Aer Lingus has been warned it must up its contribution to the ailing pensions of its staff in order to avert the disruptive industrial action which could hit flights within a matter of weeks.
For a number of months the airline has said its offer of a once-off payment of €140m — €110m for current employees in the Irish Airline Superannuation Scheme and €30m for deferred members of the scheme — is “adequate”.
The company reiterated that position last week in a letter to staff union Siptu from its director of change, Sean Murphy.
Yesterday, the union’s pensions policy adviser Dermot O’Loughlin wrote back to Mr Murphy challenging that figure, especially if the two sides were to use a Labour Court recommendation from 2013 as a basis for a resolution of the €800m deficit in the Irish Airline Superannuation Scheme. The trustees of the ailing scheme have recommended that the court’s recommendation be implemented.
Mr O’Loughlin said the €110m for active members was insufficient for a number of reasons:
nIt was always envisaged that all members of Irish Airline Superannuation Scheme would as a minimum receive a 100% coordinated pension entitlement. Under a proposal from the trustees of the scheme, the co-ordinated benefit is to be cut by 20%.
nThe capital sum being referred to by the airline was out of the date as it was based on data from late 2012/early 2013.
In the same letter, Mr O’Loughlin also said the union was “most surprised both with the tone and content” of a letter from Mr Murphy sent to Siptu last week.

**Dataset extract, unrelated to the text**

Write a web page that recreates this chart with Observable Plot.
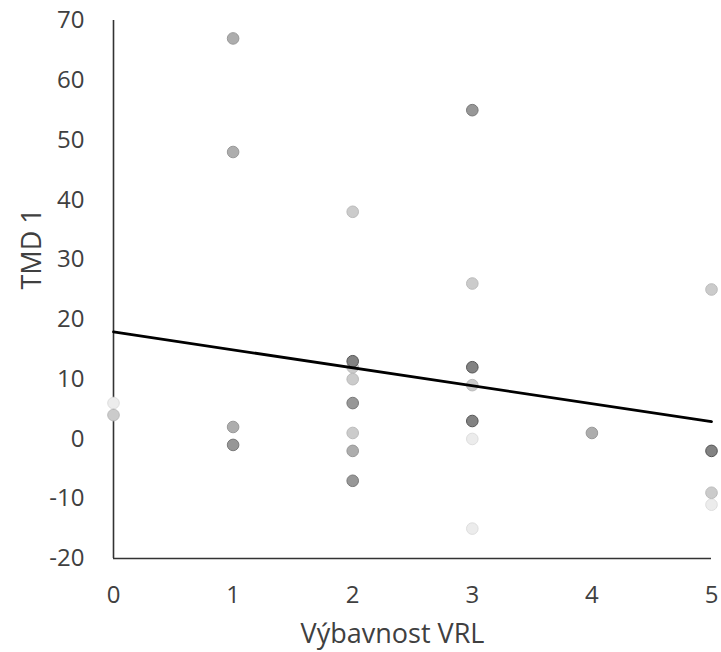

In that letter Mr Murphy said the airline would consider legal action to prevent industrial action that would cause “irreparable loss and damage to Aer Lingus”.
He also questioned how all Siptu members could take industrial action when only Irish Airline Superannuation Scheme members at the airline were balloted.
In response Mr O’Loughlin said the threat of legal action “points towards a provocative approach and only serves to heighten the suspicion amongst our members that the company are not committed to resolving this dispute through the normal industrial relations procedures”.
“It is incorrect for you to say that we have communicated that it is our intention to have industrial action involving all SIPTU members,” he wrote.
Mr O’Loughlin signed off the letter by saying Siptu “re-iterates our intention to seek an acceptable resolution to this dispute through constructive engagement”.